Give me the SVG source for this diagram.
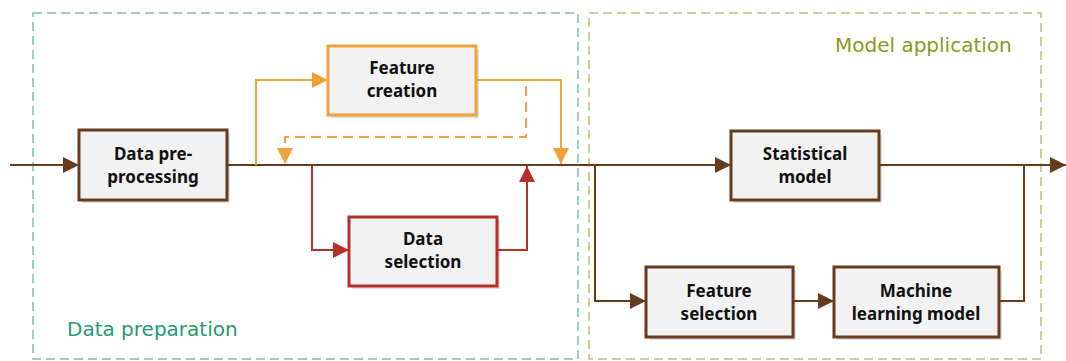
<svg xmlns="http://www.w3.org/2000/svg" width="1066" height="361" viewBox="0 0 1066 361">
<style>
.node rect.b{fill:#f2f2f2;stroke-width:3}
.node rect.s{fill:#000;opacity:0.12}
.lbl{font-family:"Noto Sans","Open Sans",sans-serif;font-weight:bold;font-size:17px;fill:#111;text-anchor:middle}
.brown{stroke:#673c1e}
.orange{stroke:#eea23c}
.red{stroke:#b5302a}
.conn path{fill:none;stroke-width:2}
.grp{fill:none;stroke-width:1.5;stroke-dasharray:9 5}
.glbl{font-family:"DejaVu Sans",sans-serif;font-size:20px}
</style>
<defs>
<marker id="ab" viewBox="0 0 16 16" refX="16" refY="8" markerWidth="16" markerHeight="16" markerUnits="userSpaceOnUse" orient="auto"><path d="M0,0 L16,8 L0,16 z" fill="#673c1e"/></marker>
<marker id="ao" viewBox="0 0 16 16" refX="16" refY="8" markerWidth="16" markerHeight="16" markerUnits="userSpaceOnUse" orient="auto"><path d="M0,0 L16,8 L0,16 z" fill="#eea23c"/></marker>
<marker id="ar" viewBox="0 0 16 16" refX="16" refY="8" markerWidth="16" markerHeight="16" markerUnits="userSpaceOnUse" orient="auto"><path d="M0,0 L16,8 L0,16 z" fill="#b5302a"/></marker>
</defs>
<rect width="1066" height="361" fill="#fff"/>
<g id="group-data-preparation">
<rect class="grp" x="33" y="13" width="545" height="346" stroke="#7fbfa8"/>
<text class="glbl" x="67" y="336" fill="#1f9a72">Data preparation</text>
</g>
<g id="group-model-application">
<rect class="grp" x="589" y="13" width="452" height="346" stroke="#b8c27a"/>
<text class="glbl" x="835" y="52" fill="#8a9a1a">Model application</text>
</g>
<g class="conn" id="connectors">
<path class="brown" d="M10,165 L79,165" marker-end="url(#ab)"/>
<path class="brown" d="M227,165 L731,165" marker-end="url(#ab)"/>
<path class="brown" d="M879,165 L1066,165" marker-end="url(#ab)"/>
<path class="brown" d="M595,165 L595,301 L646,301" marker-end="url(#ab)"/>
<path class="brown" d="M793,301 L834,301" marker-end="url(#ab)"/>
<path class="brown" d="M999,301 L1024,301 L1024,165"/>
<path class="orange" d="M256,165 L256,80 L328,80" marker-end="url(#ao)"/>
<path class="orange" d="M476,80 L561,80 L561,164" marker-end="url(#ao)"/>
<path class="orange" d="M526,86 L526,137 L285,137 L285,164" stroke-dasharray="10 6" marker-end="url(#ao)"/>
<path class="red" d="M312,166 L312,250 L349,250" marker-end="url(#ar)"/>
<path class="red" d="M497,250 L527,250 L527,166" marker-end="url(#ar)"/>
</g>
<g class="node" id="node-data-preprocessing">
<rect class="s" x="82" y="133" width="148" height="70"/>
<rect class="b brown" x="79" y="130" width="148" height="70"/>
<text class="lbl" x="153" y="160">Data pre-</text>
<text class="lbl" x="153" y="183">processing</text>
</g>
<g class="node" id="node-feature-creation">
<rect class="s" x="331" y="49" width="148" height="69"/>
<rect class="b orange" x="328" y="46" width="148" height="69"/>
<text class="lbl" x="402" y="74">Feature</text>
<text class="lbl" x="402" y="97">creation</text>
</g>
<g class="node" id="node-data-selection">
<rect class="s" x="352" y="220" width="148" height="69"/>
<rect class="b red" x="349" y="217" width="148" height="69"/>
<text class="lbl" x="423" y="245">Data</text>
<text class="lbl" x="423" y="268">selection</text>
</g>
<g class="node" id="node-statistical-model">
<rect class="s" x="734" y="134" width="148" height="69"/>
<rect class="b brown" x="731" y="131" width="148" height="69"/>
<text class="lbl" x="805" y="160">Statistical</text>
<text class="lbl" x="805" y="183">model</text>
</g>
<g class="node" id="node-feature-selection">
<rect class="s" x="649" y="270" width="147" height="70"/>
<rect class="b brown" x="646" y="267" width="147" height="70"/>
<text class="lbl" x="719" y="297">Feature</text>
<text class="lbl" x="719" y="320">selection</text>
</g>
<g class="node" id="node-machine-learning-model">
<rect class="s" x="837" y="270" width="165" height="70"/>
<rect class="b brown" x="834" y="267" width="165" height="70"/>
<text class="lbl" x="916" y="297">Machine</text>
<text class="lbl" x="916" y="320">learning model</text>
</g>
</svg>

WRITTEN PROBLEM - Reproduce the material above verbatim; omit every picture.

TASK SOLUTION -
Give me the SVG source for this diagram.
<svg xmlns="http://www.w3.org/2000/svg" width="1066" height="361" viewBox="0 0 1066 361">
<style>
.node rect.b{fill:#f2f2f2;stroke-width:3}
.node rect.s{fill:#000;opacity:0.12}
.lbl{font-family:"Noto Sans","Open Sans",sans-serif;font-weight:bold;font-size:17px;fill:#111;text-anchor:middle}
.brown{stroke:#673c1e}
.orange{stroke:#eea23c}
.red{stroke:#b5302a}
.conn path{fill:none;stroke-width:2}
.grp{fill:none;stroke-width:1.5;stroke-dasharray:9 5}
.glbl{font-family:"DejaVu Sans",sans-serif;font-size:20px}
</style>
<defs>
<marker id="ab" viewBox="0 0 16 16" refX="16" refY="8" markerWidth="16" markerHeight="16" markerUnits="userSpaceOnUse" orient="auto"><path d="M0,0 L16,8 L0,16 z" fill="#673c1e"/></marker>
<marker id="ao" viewBox="0 0 16 16" refX="16" refY="8" markerWidth="16" markerHeight="16" markerUnits="userSpaceOnUse" orient="auto"><path d="M0,0 L16,8 L0,16 z" fill="#eea23c"/></marker>
<marker id="ar" viewBox="0 0 16 16" refX="16" refY="8" markerWidth="16" markerHeight="16" markerUnits="userSpaceOnUse" orient="auto"><path d="M0,0 L16,8 L0,16 z" fill="#b5302a"/></marker>
</defs>
<rect width="1066" height="361" fill="#fff"/>
<g id="group-data-preparation">
<rect class="grp" x="33" y="13" width="545" height="346" stroke="#7fbfa8"/>
<text class="glbl" x="67" y="336" fill="#1f9a72">Data preparation</text>
</g>
<g id="group-model-application">
<rect class="grp" x="589" y="13" width="452" height="346" stroke="#b8c27a"/>
<text class="glbl" x="835" y="52" fill="#8a9a1a">Model application</text>
</g>
<g class="conn" id="connectors">
<path class="brown" d="M10,165 L79,165" marker-end="url(#ab)"/>
<path class="brown" d="M227,165 L731,165" marker-end="url(#ab)"/>
<path class="brown" d="M879,165 L1066,165" marker-end="url(#ab)"/>
<path class="brown" d="M595,165 L595,301 L646,301" marker-end="url(#ab)"/>
<path class="brown" d="M793,301 L834,301" marker-end="url(#ab)"/>
<path class="brown" d="M999,301 L1024,301 L1024,165"/>
<path class="orange" d="M256,165 L256,80 L328,80" marker-end="url(#ao)"/>
<path class="orange" d="M476,80 L561,80 L561,164" marker-end="url(#ao)"/>
<path class="orange" d="M526,86 L526,137 L285,137 L285,164" stroke-dasharray="10 6" marker-end="url(#ao)"/>
<path class="red" d="M312,166 L312,250 L349,250" marker-end="url(#ar)"/>
<path class="red" d="M497,250 L527,250 L527,166" marker-end="url(#ar)"/>
</g>
<g class="node" id="node-data-preprocessing">
<rect class="s" x="82" y="133" width="148" height="70"/>
<rect class="b brown" x="79" y="130" width="148" height="70"/>
<text class="lbl" x="153" y="160">Data pre-</text>
<text class="lbl" x="153" y="183">processing</text>
</g>
<g class="node" id="node-feature-creation">
<rect class="s" x="331" y="49" width="148" height="69"/>
<rect class="b orange" x="328" y="46" width="148" height="69"/>
<text class="lbl" x="402" y="74">Feature</text>
<text class="lbl" x="402" y="97">creation</text>
</g>
<g class="node" id="node-data-selection">
<rect class="s" x="352" y="220" width="148" height="69"/>
<rect class="b red" x="349" y="217" width="148" height="69"/>
<text class="lbl" x="423" y="245">Data</text>
<text class="lbl" x="423" y="268">selection</text>
</g>
<g class="node" id="node-statistical-model">
<rect class="s" x="734" y="134" width="148" height="69"/>
<rect class="b brown" x="731" y="131" width="148" height="69"/>
<text class="lbl" x="805" y="160">Statistical</text>
<text class="lbl" x="805" y="183">model</text>
</g>
<g class="node" id="node-feature-selection">
<rect class="s" x="649" y="270" width="147" height="70"/>
<rect class="b brown" x="646" y="267" width="147" height="70"/>
<text class="lbl" x="719" y="297">Feature</text>
<text class="lbl" x="719" y="320">selection</text>
</g>
<g class="node" id="node-machine-learning-model">
<rect class="s" x="837" y="270" width="165" height="70"/>
<rect class="b brown" x="834" y="267" width="165" height="70"/>
<text class="lbl" x="916" y="297">Machine</text>
<text class="lbl" x="916" y="320">learning model</text>
</g>
</svg>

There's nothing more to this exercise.